▶ [Directions for this task] Drop the pictures, then extract the listing word for word.

┏━━

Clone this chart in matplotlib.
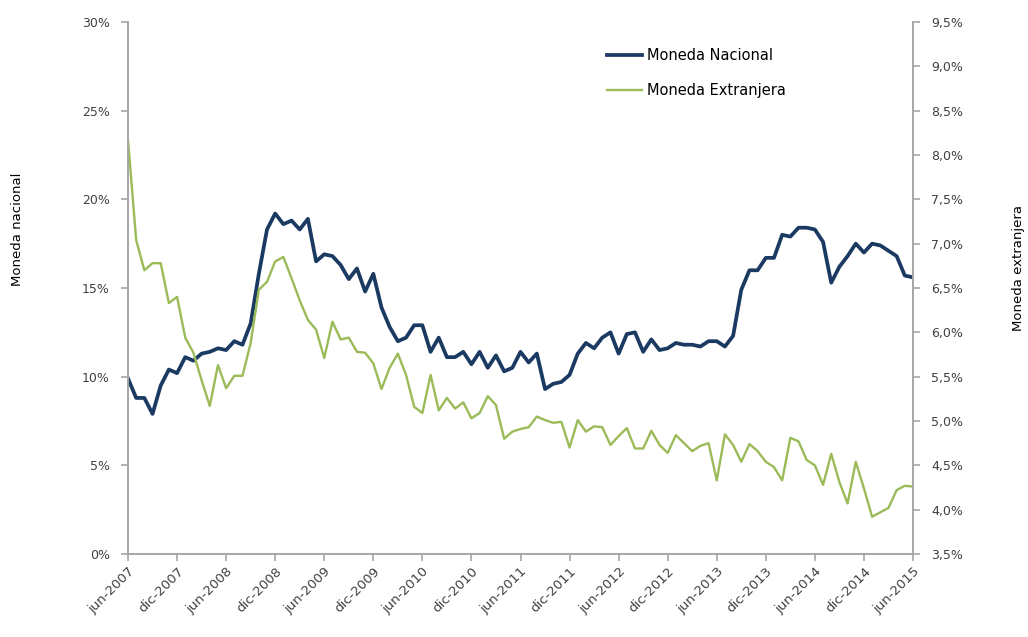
import numpy as np
import matplotlib
import matplotlib.pyplot as plt
from matplotlib.ticker import FuncFormatter, MultipleLocator

matplotlib.use("Agg")

# Tasas mensuales jun-2007 .. jun-2015 (%)
moneda_nacional = [
    9.9, 8.8, 8.8, 7.9, 9.5, 10.4, 10.2, 11.1, 10.9, 11.3, 11.4, 11.6,
    11.5, 12.0, 11.8, 13.0, 15.8, 18.3, 19.2, 18.6, 18.8, 18.3, 18.9, 16.5,
    16.9, 16.8, 16.3, 15.5, 16.1, 14.8, 15.8, 13.9, 12.8, 12.0, 12.2, 12.9,
    12.9, 11.4, 12.2, 11.1, 11.1, 11.4, 10.7, 11.4, 10.5, 11.2, 10.3, 10.5,
    11.4, 10.8, 11.3, 9.3, 9.6, 9.7, 10.1, 11.3, 11.9, 11.6, 12.2, 12.5,
    11.3, 12.4, 12.5, 11.4, 12.1, 11.5, 11.6, 11.9, 11.8, 11.8, 11.7, 12.0,
    12.0, 11.7, 12.3, 14.9, 16.0, 16.0, 16.7, 16.7, 18.0, 17.9, 18.4, 18.4,
    18.3, 17.6, 15.3, 16.2, 16.8, 17.5, 17.0, 17.5, 17.4, 17.1, 16.8, 15.7,
    15.6,
]
moneda_extranjera = [
    8.17, 7.04, 6.70, 6.78, 6.78, 6.33, 6.40, 5.94, 5.77, 5.46, 5.17, 5.63,
    5.37, 5.51, 5.51, 5.88, 6.48, 6.57, 6.80, 6.85, 6.61, 6.36, 6.14, 6.03,
    5.71, 6.12, 5.92, 5.94, 5.78, 5.77, 5.65, 5.36, 5.60, 5.76, 5.52, 5.16,
    5.09, 5.52, 5.12, 5.26, 5.14, 5.21, 5.03, 5.09, 5.28, 5.18, 4.80, 4.88,
    4.91, 4.93, 5.05, 5.01, 4.98, 4.99, 4.70, 5.01, 4.88, 4.94, 4.93, 4.73,
    4.83, 4.92, 4.69, 4.69, 4.89, 4.73, 4.64, 4.84, 4.75, 4.66, 4.72, 4.75,
    4.33, 4.85, 4.73, 4.54, 4.74, 4.66, 4.54, 4.48, 4.33, 4.81, 4.77, 4.56,
    4.50, 4.28, 4.63, 4.31, 4.07, 4.54, 4.24, 3.92, 3.97, 4.02, 4.22, 4.27,
    4.26,
]
tick_labels = [
    "jun-2007", "dic-2007", "jun-2008", "dic-2008", "jun-2009", "dic-2009",
    "jun-2010", "dic-2010", "jun-2011", "dic-2011", "jun-2012", "dic-2012",
    "jun-2013", "dic-2013", "jun-2014", "dic-2014", "jun-2015",
]

AZUL = "#1b3a62"
VERDE = "#9bbb59"
GRIS = "#a6a6a6"
TEXTO = "#404040"

plt.rcParams["font.family"] = ["DejaVu Sans"]

x = np.arange(len(moneda_nacional))

fig = plt.figure(figsize=(10.28, 6.37), dpi=100)
ax = fig.add_axes([128 / 1028, 1 - 554 / 637, 785 / 1028, 532 / 637])
ax2 = ax.twinx()

l1, = ax.plot(x, moneda_nacional, color=AZUL, lw=2.7, solid_joinstyle="round",
              label="Moneda Nacional")
l2, = ax2.plot(x, moneda_extranjera, color=VERDE, lw=1.7, solid_joinstyle="round",
               label="Moneda Extranjera")

ax.set_xlim(0, len(x) - 1)
ax.set_ylim(0, 30)
ax2.set_ylim(3.5, 9.5)
ax.yaxis.set_major_locator(MultipleLocator(5))
ax2.yaxis.set_major_locator(MultipleLocator(0.5))
ax.yaxis.set_major_formatter(FuncFormatter(lambda v, _: f"{v:.0f}%"))
ax2.yaxis.set_major_formatter(FuncFormatter(lambda v, _: f"{v:.1f}%".replace(".", ",")))

ax.set_xticks(x[::6])
ax.set_xticklabels(tick_labels, rotation=45, ha="right", rotation_mode="anchor")

for a in (ax, ax2):
    for s in a.spines.values():
        s.set_color(GRIS)
        s.set_linewidth(1.2)
    a.spines["top"].set_visible(False)
    a.tick_params(colors=GRIS, labelcolor=TEXTO, labelsize=9, length=5, width=1.2)
ax.tick_params(axis="x", labelsize=9.5, pad=3)
ax.tick_params(axis="y", pad=8)
ax2.tick_params(axis="y", pad=8)

# títulos de eje colocados en coordenadas del eje
ax.set_ylabel("Moneda nacional", fontsize=9.5, color="#000000")
ax.yaxis.set_label_coords(-0.132, 0.611)
ax2.set_ylabel("Moneda extranjera", fontsize=9.5, color="#000000")
ax2.yaxis.set_label_coords(1.126, 0.538)

leg = ax2.legend(handles=[l1, l2], loc="upper left", bbox_to_anchor=(0.594, 0.975),
                 frameon=False, fontsize=10.5, handlelength=2.4, handletextpad=0.3,
                 labelspacing=1.35, labelcolor="#000000")

fig.savefig("out.png", dpi=100)
plt.close(fig)
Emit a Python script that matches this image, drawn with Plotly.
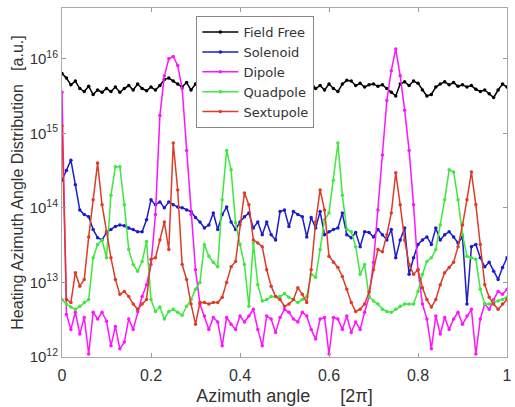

┗━━

▶ [Response for this exercise]
Clone this chart in matplotlib.
import numpy as np
import matplotlib
import matplotlib.pyplot as plt
from matplotlib.ticker import FuncFormatter, MultipleLocator

matplotlib.use("Agg")

# Tasas mensuales jun-2007 .. jun-2015 (%)
moneda_nacional = [
    9.9, 8.8, 8.8, 7.9, 9.5, 10.4, 10.2, 11.1, 10.9, 11.3, 11.4, 11.6,
    11.5, 12.0, 11.8, 13.0, 15.8, 18.3, 19.2, 18.6, 18.8, 18.3, 18.9, 16.5,
    16.9, 16.8, 16.3, 15.5, 16.1, 14.8, 15.8, 13.9, 12.8, 12.0, 12.2, 12.9,
    12.9, 11.4, 12.2, 11.1, 11.1, 11.4, 10.7, 11.4, 10.5, 11.2, 10.3, 10.5,
    11.4, 10.8, 11.3, 9.3, 9.6, 9.7, 10.1, 11.3, 11.9, 11.6, 12.2, 12.5,
    11.3, 12.4, 12.5, 11.4, 12.1, 11.5, 11.6, 11.9, 11.8, 11.8, 11.7, 12.0,
    12.0, 11.7, 12.3, 14.9, 16.0, 16.0, 16.7, 16.7, 18.0, 17.9, 18.4, 18.4,
    18.3, 17.6, 15.3, 16.2, 16.8, 17.5, 17.0, 17.5, 17.4, 17.1, 16.8, 15.7,
    15.6,
]
moneda_extranjera = [
    8.17, 7.04, 6.70, 6.78, 6.78, 6.33, 6.40, 5.94, 5.77, 5.46, 5.17, 5.63,
    5.37, 5.51, 5.51, 5.88, 6.48, 6.57, 6.80, 6.85, 6.61, 6.36, 6.14, 6.03,
    5.71, 6.12, 5.92, 5.94, 5.78, 5.77, 5.65, 5.36, 5.60, 5.76, 5.52, 5.16,
    5.09, 5.52, 5.12, 5.26, 5.14, 5.21, 5.03, 5.09, 5.28, 5.18, 4.80, 4.88,
    4.91, 4.93, 5.05, 5.01, 4.98, 4.99, 4.70, 5.01, 4.88, 4.94, 4.93, 4.73,
    4.83, 4.92, 4.69, 4.69, 4.89, 4.73, 4.64, 4.84, 4.75, 4.66, 4.72, 4.75,
    4.33, 4.85, 4.73, 4.54, 4.74, 4.66, 4.54, 4.48, 4.33, 4.81, 4.77, 4.56,
    4.50, 4.28, 4.63, 4.31, 4.07, 4.54, 4.24, 3.92, 3.97, 4.02, 4.22, 4.27,
    4.26,
]
tick_labels = [
    "jun-2007", "dic-2007", "jun-2008", "dic-2008", "jun-2009", "dic-2009",
    "jun-2010", "dic-2010", "jun-2011", "dic-2011", "jun-2012", "dic-2012",
    "jun-2013", "dic-2013", "jun-2014", "dic-2014", "jun-2015",
]

AZUL = "#1b3a62"
VERDE = "#9bbb59"
GRIS = "#a6a6a6"
TEXTO = "#404040"

plt.rcParams["font.family"] = ["DejaVu Sans"]

x = np.arange(len(moneda_nacional))

fig = plt.figure(figsize=(10.28, 6.37), dpi=100)
ax = fig.add_axes([128 / 1028, 1 - 554 / 637, 785 / 1028, 532 / 637])
ax2 = ax.twinx()

l1, = ax.plot(x, moneda_nacional, color=AZUL, lw=2.7, solid_joinstyle="round",
              label="Moneda Nacional")
l2, = ax2.plot(x, moneda_extranjera, color=VERDE, lw=1.7, solid_joinstyle="round",
               label="Moneda Extranjera")

ax.set_xlim(0, len(x) - 1)
ax.set_ylim(0, 30)
ax2.set_ylim(3.5, 9.5)
ax.yaxis.set_major_locator(MultipleLocator(5))
ax2.yaxis.set_major_locator(MultipleLocator(0.5))
ax.yaxis.set_major_formatter(FuncFormatter(lambda v, _: f"{v:.0f}%"))
ax2.yaxis.set_major_formatter(FuncFormatter(lambda v, _: f"{v:.1f}%".replace(".", ",")))

ax.set_xticks(x[::6])
ax.set_xticklabels(tick_labels, rotation=45, ha="right", rotation_mode="anchor")

for a in (ax, ax2):
    for s in a.spines.values():
        s.set_color(GRIS)
        s.set_linewidth(1.2)
    a.spines["top"].set_visible(False)
    a.tick_params(colors=GRIS, labelcolor=TEXTO, labelsize=9, length=5, width=1.2)
ax.tick_params(axis="x", labelsize=9.5, pad=3)
ax.tick_params(axis="y", pad=8)
ax2.tick_params(axis="y", pad=8)

# títulos de eje colocados en coordenadas del eje
ax.set_ylabel("Moneda nacional", fontsize=9.5, color="#000000")
ax.yaxis.set_label_coords(-0.132, 0.611)
ax2.set_ylabel("Moneda extranjera", fontsize=9.5, color="#000000")
ax2.yaxis.set_label_coords(1.126, 0.538)

leg = ax2.legend(handles=[l1, l2], loc="upper left", bbox_to_anchor=(0.594, 0.975),
                 frameon=False, fontsize=10.5, handlelength=2.4, handletextpad=0.3,
                 labelspacing=1.35, labelcolor="#000000")

fig.savefig("out.png", dpi=100)
plt.close(fig)
Emit a Python script that matches this image, drawn with Plotly.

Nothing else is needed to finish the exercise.